Também gosto de variar. No começo do ano de 2023, fiz tranças. Existem muitas formas de entrelaçar o cabelo. No caso, tinha feito nagô: são aquelas feitas na raiz, bem presas no couro cabeludo. Foi maravilhoso, porque nunca era necessário acordar mais cedo por causa do black power, tudo ficava fácil, mas é algo muito caro, alguns lugares cobram cento e cinquenta reais, sempre achei esse valor abusivo. Porém, tenho amigas trancistas, e elas pedem apenas setenta reais pelo trabalho. Mesmo assim, o preço é alto, prefiro fazer compras, motivo pelo qual quase não uso esse estilo. Além disso, dona Rosália, minha vovó, acha que fico melhor sem, confio no julgamento dela.

Dona Rosália, senhora religiosa e conservadora de setenta e três anos de idade, com pouco mais de metro e meio de altura, me inspira, porque odeia black power. Ela me diverte, pois sempre negava que gostava de cabelo grande, então, todo dia, eu perguntava se sou bonito desse jeito. O limite foi dreadlocks, que não coloquei porque seria expulso da casa dela. Quero muito fazer, mas antes preciso morar sozinho. Expliquei incontáveis vezes, sou popular por causa desse corte, porém, estou cansado de tentar convencê-la, agora, apenas ignoro. Na verdade, acho tudo o que ela faz é apenas preocupação, vovó se importa demais comigo, amo essa característica dela.

Dito tudo isso, no dia 9 de dezembro de 2023 vou raspar o cabelo, por dois motivos. Primeiro, chamo muita atenção. Se tivesse algum defeito em ter esse cabelo, seria a discrição. Por hora, tenho que passar despercebido e ter mais foco na formação acadêmica. Segundo, tê-lo é trabalhoso demais, chega de perder várias horas do dia por causa dele, necessito de tempo dessa relação, me sinto sufocado e preciso cuidar de outras pessoas, como dona Rosália. Essa decisão é difícil, mas também necessária, pois cedo ou tarde cortaria. Entretanto, ainda penso em morrer de black power, não posso abandoná-lo, terei ele comigo de volta no caixão.

Na verdade, talvez raspar seja exagerado, muito extremo. Cortarei, isso é fato, mas não significa que jamais usarei black power de novo, pois ainda tenho muito amor por ele. Penso na possibilidade dele se afastar, acho justo, porque quero ficar assim por alguns meses. Contudo, existem grandes chances do cabelo ter raiva de mim, em outras palavras. Se estarei careca no meu próprio funeral, essa decisão vai depender dele e de mais ninguém. Além disso, se os fios da cabeça não crescerem depois do dia 9 de dezembro, me sentirei culpado. Caso aconteça, lembrarei do monumento: ele viveu nesta cabeça, com sorte, ainda vou reencontrá-lo no enterro.

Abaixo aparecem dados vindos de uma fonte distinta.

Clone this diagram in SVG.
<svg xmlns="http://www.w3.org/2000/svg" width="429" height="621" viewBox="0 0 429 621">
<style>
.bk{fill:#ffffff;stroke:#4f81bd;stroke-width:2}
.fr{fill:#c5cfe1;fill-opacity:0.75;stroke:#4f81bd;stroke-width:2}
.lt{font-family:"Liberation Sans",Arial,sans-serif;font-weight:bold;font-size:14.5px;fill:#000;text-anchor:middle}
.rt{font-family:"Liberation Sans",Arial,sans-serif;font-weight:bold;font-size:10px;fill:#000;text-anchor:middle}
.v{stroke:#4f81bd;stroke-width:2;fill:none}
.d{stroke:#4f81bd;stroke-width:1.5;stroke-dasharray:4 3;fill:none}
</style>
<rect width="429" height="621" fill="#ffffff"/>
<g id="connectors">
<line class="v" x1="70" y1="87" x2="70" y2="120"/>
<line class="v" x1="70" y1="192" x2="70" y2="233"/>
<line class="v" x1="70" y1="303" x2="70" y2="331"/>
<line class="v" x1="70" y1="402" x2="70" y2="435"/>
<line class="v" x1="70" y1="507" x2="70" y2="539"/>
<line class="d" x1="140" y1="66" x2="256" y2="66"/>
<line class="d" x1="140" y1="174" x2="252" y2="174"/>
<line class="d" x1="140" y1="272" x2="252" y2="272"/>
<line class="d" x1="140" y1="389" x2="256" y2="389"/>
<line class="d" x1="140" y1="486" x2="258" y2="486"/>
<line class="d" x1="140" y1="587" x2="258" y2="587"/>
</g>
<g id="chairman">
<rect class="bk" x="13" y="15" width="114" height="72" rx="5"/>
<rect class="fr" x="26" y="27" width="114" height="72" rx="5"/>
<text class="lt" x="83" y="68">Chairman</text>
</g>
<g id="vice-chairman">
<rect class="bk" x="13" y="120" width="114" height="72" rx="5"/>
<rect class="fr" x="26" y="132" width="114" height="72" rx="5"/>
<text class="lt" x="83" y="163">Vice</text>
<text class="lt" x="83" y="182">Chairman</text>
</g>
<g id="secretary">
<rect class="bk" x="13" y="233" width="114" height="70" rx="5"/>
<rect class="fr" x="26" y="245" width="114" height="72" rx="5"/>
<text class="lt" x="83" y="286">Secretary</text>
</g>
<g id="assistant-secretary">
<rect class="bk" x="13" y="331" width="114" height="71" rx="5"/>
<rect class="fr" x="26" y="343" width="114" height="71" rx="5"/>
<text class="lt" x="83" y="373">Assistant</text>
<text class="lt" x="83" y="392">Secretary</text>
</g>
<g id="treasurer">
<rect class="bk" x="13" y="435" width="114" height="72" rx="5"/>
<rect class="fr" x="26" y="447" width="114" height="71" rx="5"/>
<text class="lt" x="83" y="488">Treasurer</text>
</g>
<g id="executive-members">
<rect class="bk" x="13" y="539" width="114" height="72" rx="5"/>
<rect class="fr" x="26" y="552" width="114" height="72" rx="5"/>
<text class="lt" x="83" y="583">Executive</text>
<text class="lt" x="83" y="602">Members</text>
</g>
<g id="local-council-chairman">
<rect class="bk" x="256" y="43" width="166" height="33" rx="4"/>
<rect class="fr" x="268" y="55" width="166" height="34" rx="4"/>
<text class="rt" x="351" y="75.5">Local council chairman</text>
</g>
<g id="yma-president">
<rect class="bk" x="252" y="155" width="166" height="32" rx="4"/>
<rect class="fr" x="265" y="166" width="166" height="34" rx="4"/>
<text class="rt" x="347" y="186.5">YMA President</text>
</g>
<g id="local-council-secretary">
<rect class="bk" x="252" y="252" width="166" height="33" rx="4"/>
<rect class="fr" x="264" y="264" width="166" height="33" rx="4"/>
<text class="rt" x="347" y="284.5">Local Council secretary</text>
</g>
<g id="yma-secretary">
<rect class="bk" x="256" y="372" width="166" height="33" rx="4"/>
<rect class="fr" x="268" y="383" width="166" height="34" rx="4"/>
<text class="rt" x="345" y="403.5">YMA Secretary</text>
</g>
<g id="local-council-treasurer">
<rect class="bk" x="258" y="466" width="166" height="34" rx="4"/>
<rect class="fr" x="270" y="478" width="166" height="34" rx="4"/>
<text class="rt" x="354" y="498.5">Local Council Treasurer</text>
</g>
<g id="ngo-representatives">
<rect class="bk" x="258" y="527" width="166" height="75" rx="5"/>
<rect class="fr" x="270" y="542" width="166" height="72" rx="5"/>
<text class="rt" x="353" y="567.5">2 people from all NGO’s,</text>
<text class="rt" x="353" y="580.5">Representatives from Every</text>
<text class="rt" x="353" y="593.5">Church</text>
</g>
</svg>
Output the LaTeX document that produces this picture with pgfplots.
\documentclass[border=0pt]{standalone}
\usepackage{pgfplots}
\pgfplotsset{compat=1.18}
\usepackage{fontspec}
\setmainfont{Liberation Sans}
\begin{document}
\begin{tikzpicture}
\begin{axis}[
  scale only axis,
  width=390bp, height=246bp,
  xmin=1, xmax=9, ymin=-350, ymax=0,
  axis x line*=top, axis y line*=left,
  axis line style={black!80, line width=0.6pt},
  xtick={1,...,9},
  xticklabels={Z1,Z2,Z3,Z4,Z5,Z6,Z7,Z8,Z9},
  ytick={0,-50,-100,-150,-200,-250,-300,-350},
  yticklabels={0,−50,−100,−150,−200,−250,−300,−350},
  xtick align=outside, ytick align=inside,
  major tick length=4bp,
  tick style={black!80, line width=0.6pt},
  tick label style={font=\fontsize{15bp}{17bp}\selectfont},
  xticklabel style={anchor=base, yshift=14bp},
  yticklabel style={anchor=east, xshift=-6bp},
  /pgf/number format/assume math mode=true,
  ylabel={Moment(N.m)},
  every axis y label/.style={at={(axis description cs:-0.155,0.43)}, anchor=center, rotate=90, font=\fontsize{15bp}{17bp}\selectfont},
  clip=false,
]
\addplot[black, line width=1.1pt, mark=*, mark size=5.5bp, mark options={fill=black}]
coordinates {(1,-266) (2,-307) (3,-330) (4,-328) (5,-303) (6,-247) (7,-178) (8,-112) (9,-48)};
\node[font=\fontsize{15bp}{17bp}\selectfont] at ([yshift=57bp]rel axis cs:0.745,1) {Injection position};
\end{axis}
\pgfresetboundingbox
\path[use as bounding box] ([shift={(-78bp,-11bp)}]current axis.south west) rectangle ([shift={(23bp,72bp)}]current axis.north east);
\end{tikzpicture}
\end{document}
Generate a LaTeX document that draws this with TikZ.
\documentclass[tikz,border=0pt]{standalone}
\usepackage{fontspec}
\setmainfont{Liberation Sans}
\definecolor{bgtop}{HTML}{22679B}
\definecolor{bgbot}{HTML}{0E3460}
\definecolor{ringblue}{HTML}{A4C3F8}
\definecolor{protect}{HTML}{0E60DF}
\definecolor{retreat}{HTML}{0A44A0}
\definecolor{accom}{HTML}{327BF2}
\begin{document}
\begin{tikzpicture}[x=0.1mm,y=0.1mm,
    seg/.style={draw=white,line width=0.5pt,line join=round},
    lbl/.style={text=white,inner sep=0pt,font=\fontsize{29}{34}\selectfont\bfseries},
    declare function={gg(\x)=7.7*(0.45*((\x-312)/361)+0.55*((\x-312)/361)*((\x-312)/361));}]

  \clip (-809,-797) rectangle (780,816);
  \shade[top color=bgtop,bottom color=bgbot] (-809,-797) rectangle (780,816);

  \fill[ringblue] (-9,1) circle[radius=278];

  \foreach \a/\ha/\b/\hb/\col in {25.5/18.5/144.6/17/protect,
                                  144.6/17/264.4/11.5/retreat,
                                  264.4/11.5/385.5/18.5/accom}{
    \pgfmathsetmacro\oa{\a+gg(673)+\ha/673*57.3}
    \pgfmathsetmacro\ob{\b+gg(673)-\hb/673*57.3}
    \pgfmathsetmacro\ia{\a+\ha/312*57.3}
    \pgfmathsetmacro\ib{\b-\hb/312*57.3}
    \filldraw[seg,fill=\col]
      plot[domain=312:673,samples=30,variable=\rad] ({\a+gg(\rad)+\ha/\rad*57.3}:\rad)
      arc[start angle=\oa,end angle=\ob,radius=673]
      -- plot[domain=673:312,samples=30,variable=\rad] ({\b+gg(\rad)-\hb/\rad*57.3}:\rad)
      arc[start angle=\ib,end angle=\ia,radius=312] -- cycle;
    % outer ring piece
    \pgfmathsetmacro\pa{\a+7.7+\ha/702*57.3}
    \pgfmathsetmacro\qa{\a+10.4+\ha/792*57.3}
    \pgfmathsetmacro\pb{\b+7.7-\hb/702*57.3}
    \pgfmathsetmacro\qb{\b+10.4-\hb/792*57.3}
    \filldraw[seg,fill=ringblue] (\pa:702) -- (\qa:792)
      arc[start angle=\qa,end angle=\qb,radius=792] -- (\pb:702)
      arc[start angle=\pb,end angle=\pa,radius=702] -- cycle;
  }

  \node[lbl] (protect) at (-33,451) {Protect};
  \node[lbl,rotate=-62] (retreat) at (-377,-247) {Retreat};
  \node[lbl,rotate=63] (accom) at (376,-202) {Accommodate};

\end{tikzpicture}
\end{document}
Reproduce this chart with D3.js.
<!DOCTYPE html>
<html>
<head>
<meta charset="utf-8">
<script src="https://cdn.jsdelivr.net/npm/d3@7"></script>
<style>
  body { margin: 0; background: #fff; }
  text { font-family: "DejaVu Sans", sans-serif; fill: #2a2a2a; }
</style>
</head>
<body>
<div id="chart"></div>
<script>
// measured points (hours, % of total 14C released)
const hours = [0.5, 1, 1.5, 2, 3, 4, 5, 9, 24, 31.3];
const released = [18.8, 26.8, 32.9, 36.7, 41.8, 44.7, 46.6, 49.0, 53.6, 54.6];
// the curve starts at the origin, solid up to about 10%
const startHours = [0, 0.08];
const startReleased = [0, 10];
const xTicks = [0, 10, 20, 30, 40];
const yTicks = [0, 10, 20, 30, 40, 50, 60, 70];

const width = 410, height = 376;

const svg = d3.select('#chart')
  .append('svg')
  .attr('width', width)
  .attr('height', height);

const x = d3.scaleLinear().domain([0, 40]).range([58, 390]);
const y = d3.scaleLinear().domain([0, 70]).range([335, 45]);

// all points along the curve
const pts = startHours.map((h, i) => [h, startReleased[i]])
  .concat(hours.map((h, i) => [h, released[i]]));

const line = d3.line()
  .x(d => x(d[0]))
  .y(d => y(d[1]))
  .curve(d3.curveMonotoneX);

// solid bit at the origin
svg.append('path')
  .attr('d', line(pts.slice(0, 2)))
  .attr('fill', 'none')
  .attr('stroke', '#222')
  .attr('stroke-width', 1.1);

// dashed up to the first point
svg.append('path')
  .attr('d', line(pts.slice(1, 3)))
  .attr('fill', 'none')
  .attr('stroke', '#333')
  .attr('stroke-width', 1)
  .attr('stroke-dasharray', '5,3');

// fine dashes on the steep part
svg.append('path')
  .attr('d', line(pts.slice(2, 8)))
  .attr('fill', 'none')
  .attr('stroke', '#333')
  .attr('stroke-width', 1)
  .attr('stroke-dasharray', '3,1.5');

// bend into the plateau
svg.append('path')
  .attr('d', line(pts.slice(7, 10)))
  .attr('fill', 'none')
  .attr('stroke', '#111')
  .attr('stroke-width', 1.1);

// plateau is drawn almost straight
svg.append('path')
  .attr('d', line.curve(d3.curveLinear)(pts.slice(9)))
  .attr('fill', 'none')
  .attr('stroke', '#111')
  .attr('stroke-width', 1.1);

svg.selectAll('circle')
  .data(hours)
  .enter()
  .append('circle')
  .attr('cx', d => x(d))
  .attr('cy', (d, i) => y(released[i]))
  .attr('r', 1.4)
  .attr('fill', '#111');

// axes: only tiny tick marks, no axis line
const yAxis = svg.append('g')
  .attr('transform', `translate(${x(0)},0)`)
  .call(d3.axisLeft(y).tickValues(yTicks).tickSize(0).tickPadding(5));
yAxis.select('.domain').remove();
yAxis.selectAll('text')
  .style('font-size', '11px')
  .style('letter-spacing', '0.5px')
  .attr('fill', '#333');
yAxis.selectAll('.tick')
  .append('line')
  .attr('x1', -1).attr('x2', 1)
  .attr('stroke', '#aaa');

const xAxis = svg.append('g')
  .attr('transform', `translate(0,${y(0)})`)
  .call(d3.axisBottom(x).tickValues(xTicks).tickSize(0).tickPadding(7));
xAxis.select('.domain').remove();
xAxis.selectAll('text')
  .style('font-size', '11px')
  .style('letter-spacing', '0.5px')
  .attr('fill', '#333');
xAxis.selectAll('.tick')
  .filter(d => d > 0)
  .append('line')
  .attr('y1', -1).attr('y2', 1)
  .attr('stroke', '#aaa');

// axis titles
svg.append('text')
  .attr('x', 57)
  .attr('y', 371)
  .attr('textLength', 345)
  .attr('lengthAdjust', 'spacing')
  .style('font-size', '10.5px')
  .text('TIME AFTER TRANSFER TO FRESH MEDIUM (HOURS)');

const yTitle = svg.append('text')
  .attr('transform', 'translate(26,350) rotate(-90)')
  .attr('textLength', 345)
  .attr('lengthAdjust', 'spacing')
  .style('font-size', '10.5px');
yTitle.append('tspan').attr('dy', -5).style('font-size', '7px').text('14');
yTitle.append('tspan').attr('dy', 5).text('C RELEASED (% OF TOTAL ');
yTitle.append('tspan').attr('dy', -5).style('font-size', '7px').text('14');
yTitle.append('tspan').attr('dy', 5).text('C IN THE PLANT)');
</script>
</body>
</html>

Insisto na ideia de morrer com esse cabelo por causa de Abidias, meu avô. Ele faleceu no dia 3 de janeiro de 2022. Desde esse dia, cuido da dona Rosália. Abidias nunca teve black power, mas não fazia críticas, tínhamos respeito um pelo outro. No funeral, me lembro de vários detalhes, vovô estava corado e calmo. Depois me dei conta de que também vou morrer, gostaria de ser eternizado como símbolo de resistência, autenticidade e beleza, da mesma forma que líderes e revolucionários do movimento negro foram. Se Abidias estivesse vivo, me apoiaria.